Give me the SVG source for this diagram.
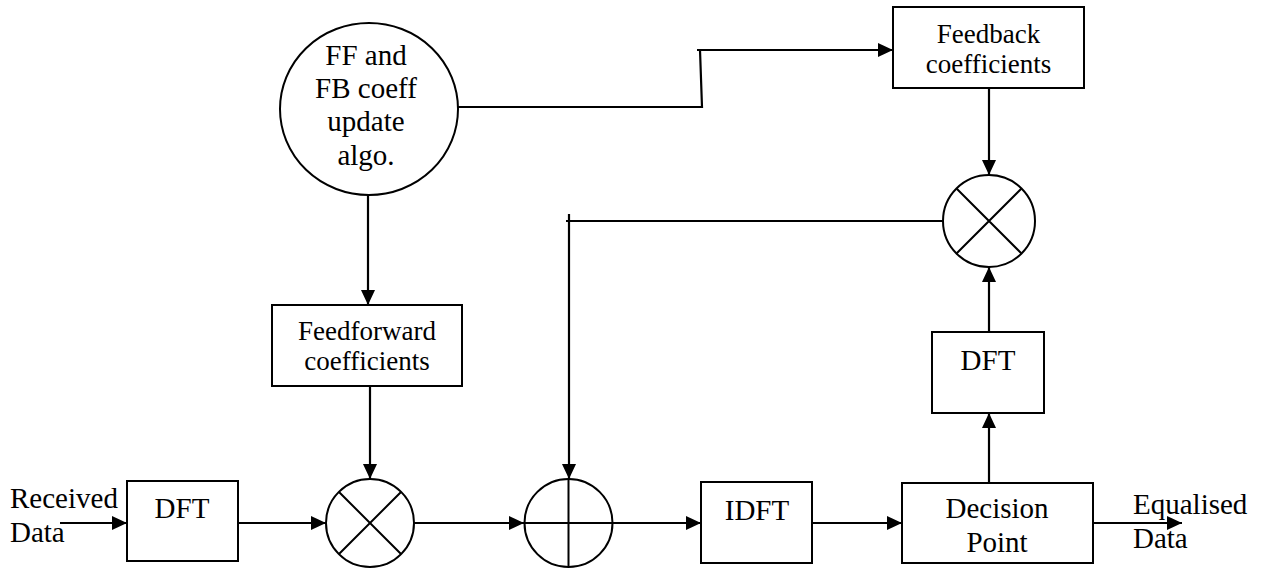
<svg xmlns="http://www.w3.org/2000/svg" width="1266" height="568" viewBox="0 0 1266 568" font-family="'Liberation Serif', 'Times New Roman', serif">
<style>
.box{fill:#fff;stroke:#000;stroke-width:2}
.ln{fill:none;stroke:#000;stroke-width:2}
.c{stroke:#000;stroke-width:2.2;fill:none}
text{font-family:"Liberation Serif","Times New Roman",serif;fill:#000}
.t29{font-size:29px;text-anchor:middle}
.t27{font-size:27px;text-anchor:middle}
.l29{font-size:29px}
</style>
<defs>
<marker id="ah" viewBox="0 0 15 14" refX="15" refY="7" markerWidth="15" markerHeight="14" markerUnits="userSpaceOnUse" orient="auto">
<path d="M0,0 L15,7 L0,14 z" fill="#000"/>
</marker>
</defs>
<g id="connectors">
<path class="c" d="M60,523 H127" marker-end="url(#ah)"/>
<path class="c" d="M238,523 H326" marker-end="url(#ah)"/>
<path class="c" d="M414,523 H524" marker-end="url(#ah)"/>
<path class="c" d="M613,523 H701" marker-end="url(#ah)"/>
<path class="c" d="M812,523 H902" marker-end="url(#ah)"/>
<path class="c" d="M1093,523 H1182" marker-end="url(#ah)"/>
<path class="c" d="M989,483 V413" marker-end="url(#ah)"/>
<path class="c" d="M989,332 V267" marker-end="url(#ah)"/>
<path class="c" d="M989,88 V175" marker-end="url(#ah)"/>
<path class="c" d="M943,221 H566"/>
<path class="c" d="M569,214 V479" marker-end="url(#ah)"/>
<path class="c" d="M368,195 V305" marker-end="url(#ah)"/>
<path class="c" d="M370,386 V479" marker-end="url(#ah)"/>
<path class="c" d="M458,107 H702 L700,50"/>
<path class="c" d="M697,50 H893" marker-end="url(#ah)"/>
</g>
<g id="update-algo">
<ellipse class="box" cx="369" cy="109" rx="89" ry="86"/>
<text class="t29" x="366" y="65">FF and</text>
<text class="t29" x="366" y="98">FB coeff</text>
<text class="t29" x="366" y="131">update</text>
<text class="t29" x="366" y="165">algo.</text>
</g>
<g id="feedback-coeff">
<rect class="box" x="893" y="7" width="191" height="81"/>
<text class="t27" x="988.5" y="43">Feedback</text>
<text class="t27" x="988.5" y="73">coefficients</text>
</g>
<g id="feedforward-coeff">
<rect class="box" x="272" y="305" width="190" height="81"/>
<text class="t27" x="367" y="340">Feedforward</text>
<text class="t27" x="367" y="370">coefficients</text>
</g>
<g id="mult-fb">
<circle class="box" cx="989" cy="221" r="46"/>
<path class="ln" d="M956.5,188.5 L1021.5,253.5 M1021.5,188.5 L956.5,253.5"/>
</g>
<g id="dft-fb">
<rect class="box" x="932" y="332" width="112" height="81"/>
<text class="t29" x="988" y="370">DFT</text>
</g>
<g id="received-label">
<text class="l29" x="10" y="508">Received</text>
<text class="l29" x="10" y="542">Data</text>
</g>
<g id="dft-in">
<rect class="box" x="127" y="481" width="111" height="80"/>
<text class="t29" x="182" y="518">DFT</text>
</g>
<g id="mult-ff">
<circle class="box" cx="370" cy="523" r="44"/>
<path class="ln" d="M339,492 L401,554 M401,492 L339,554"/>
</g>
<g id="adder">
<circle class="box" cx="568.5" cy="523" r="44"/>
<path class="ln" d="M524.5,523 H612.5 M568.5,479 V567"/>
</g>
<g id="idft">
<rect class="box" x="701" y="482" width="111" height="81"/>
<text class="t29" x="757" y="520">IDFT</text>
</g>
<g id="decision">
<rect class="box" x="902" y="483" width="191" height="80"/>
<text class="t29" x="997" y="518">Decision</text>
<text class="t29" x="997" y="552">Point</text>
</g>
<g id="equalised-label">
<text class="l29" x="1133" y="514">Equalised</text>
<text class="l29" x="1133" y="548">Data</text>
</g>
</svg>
- - - -
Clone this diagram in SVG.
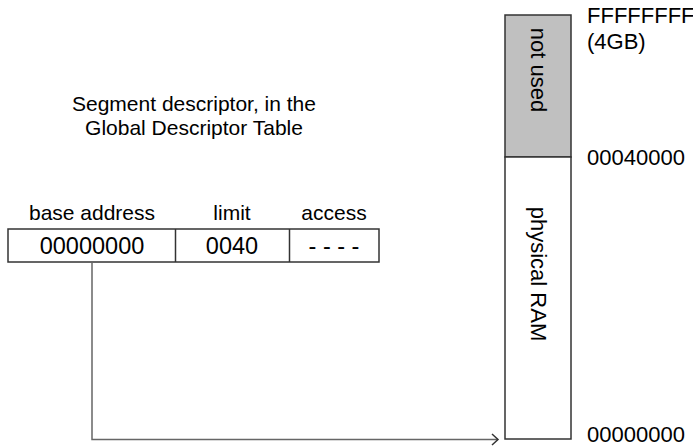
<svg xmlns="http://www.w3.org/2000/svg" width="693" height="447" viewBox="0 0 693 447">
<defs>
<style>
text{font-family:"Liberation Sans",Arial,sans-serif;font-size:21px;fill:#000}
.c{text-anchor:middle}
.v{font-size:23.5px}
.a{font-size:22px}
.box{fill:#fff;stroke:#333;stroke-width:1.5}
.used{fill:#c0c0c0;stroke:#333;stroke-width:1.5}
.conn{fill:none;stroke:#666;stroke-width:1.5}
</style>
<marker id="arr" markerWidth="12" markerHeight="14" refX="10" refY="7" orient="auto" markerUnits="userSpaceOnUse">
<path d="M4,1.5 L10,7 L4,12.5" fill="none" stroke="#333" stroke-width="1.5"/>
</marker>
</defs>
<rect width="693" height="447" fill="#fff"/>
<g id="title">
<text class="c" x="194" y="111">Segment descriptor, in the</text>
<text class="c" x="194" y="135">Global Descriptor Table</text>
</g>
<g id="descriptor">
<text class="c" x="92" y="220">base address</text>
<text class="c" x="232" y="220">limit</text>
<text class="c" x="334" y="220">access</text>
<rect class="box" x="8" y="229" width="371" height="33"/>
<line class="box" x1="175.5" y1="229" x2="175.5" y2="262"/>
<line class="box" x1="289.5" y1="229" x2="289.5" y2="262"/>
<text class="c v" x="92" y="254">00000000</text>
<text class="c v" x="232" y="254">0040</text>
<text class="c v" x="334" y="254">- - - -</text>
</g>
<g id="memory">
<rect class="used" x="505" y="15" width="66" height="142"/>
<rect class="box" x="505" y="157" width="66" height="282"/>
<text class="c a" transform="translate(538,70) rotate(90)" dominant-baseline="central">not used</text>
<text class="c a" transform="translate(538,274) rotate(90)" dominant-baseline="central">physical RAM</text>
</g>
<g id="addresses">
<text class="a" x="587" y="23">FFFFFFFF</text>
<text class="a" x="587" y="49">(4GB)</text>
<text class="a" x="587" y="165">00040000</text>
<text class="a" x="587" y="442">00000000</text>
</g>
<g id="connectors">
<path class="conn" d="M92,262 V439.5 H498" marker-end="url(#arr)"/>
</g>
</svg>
- - - -
> **Exercise instructions**: Go through the records and gather the lines that hold "diagram".

> **Result**:
Give me the SVG source for this diagram.
Clone this diagram in SVG.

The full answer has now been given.